“We cannot forget. We don’t want to forget. We want everyone to remember, so that the same thing won’t happen again. I wish my kids would take more interest in what happened with Hitler. No one keeps their eyes open enough. I’m worried it will happen again if we don’t keep our eyes open…”
Those words were spoken by my Bubbie, Brenda Vinton in a 1992 interview with my aunt as one of the many documented records of her testimony as a Holocaust survivor. She lived a million lives in the span of her own, making one sacrifice after another to protect her younger sister and cousin as they struggled to survive the Warsaw Ghetto and three Polish Concentration and Death Camps.

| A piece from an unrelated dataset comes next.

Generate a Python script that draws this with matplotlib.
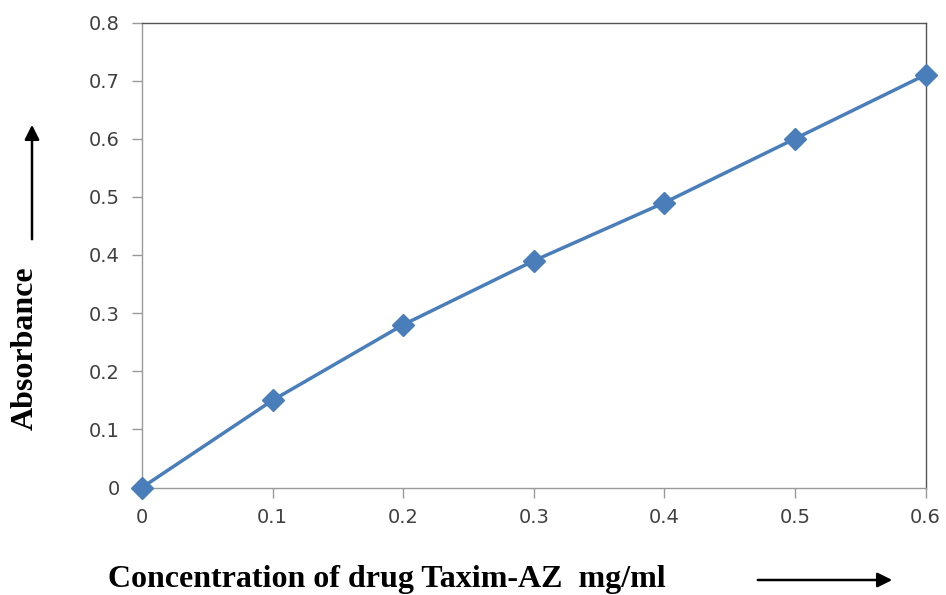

She raised her children with horror stories of Hitler, instilling fear that despite his supposed death, “He would still come and get us,” they’d say. As for her grandchildren, we heard muted versions of the horrors she lived through, to make sure the younger generations knew better, and history would not repeat itself.
But here we are. No more than 78 years after her liberation from Częstochowa, we find ourselves facing impossible levels of antisemitism not just in the U.S., but around the world. Humanitarian protests in support of the Palestinians with the intent to “Free Gaza” are really anti-Israel and with a deeper meaning, are antisemitic in disguise.
The hostages being held by Hamas are comparable to Jewish prisoners in various ghettos or camps in Europe. The 240 hostages pale in comparison to the millions back then, but the similarities between then and now are eerily close. We don’t know how they’re being treated, we don’t know their living conditions, the amount of food they’re receiving, or even how many are still alive.
And just like then, the perception and opinion of Jews around the globe has morphed back to previous stereotypes. But there’s something that differentiates now from then.
This week, my wife and I had the privilege to travel with almost 200 other Jews from the Twin Cities to Washington, D.C. to march against antisemitism, to march for the release of the hostages, and to march for Israel. A record-breaking 290,000-some Jews from all over the U.S. and the world traveled to our nation’s capital as the largest gathering of Jews in United States history. We congregated, we prayed, we sang, we wrapped tefillin, we laughed, we cried, we cheered, we listened to religious (both Jewish and non-Jewish) and political leaders, parents of the hostages, students and musicians… and we were present.
For the first time since marching for Soviet Jewry in 1987, hundreds of thousands of us gathered in peace, in one place, with one unified objective. There were no notable counter-protests, no violence, no masks or covered faces, no signs calling for death. Our signs called for peace, an end to hate, an end to this war, the freedom of Gaza and Palestinians from Hamas, and the release of our people.
Seventy-eight years ago, this wouldn’t have been possible, but in 2023 it is. And as we flew home later that day, our rabbis spoke about “what comes next.” They said, “The real work starts tomorrow,” as we make a personal change to our own lives to help to repair the world, one mitzvah at a time.
As Rabbi Zimmerman said in her reflections this week, “The march reminded us of what we can achieve together. We are standing firmly in our sacred Jewish values when we raise our voices to pray…”
On Monday evening, only a few hours before our early morning flight to D.C., I lit a yahrzeit candle to mark the 24th anniversary of Bubbie’s passing. Since October 7, I repeatedly thought to myself: “Bubbie is turning in her grave, having to see the world like this.” But after this week, I can’t help but to think how proud she’d be to see our country come together for us; to know that there are enough people in the world who refuse to let history repeat itself… to know that our eyes ARE in fact open.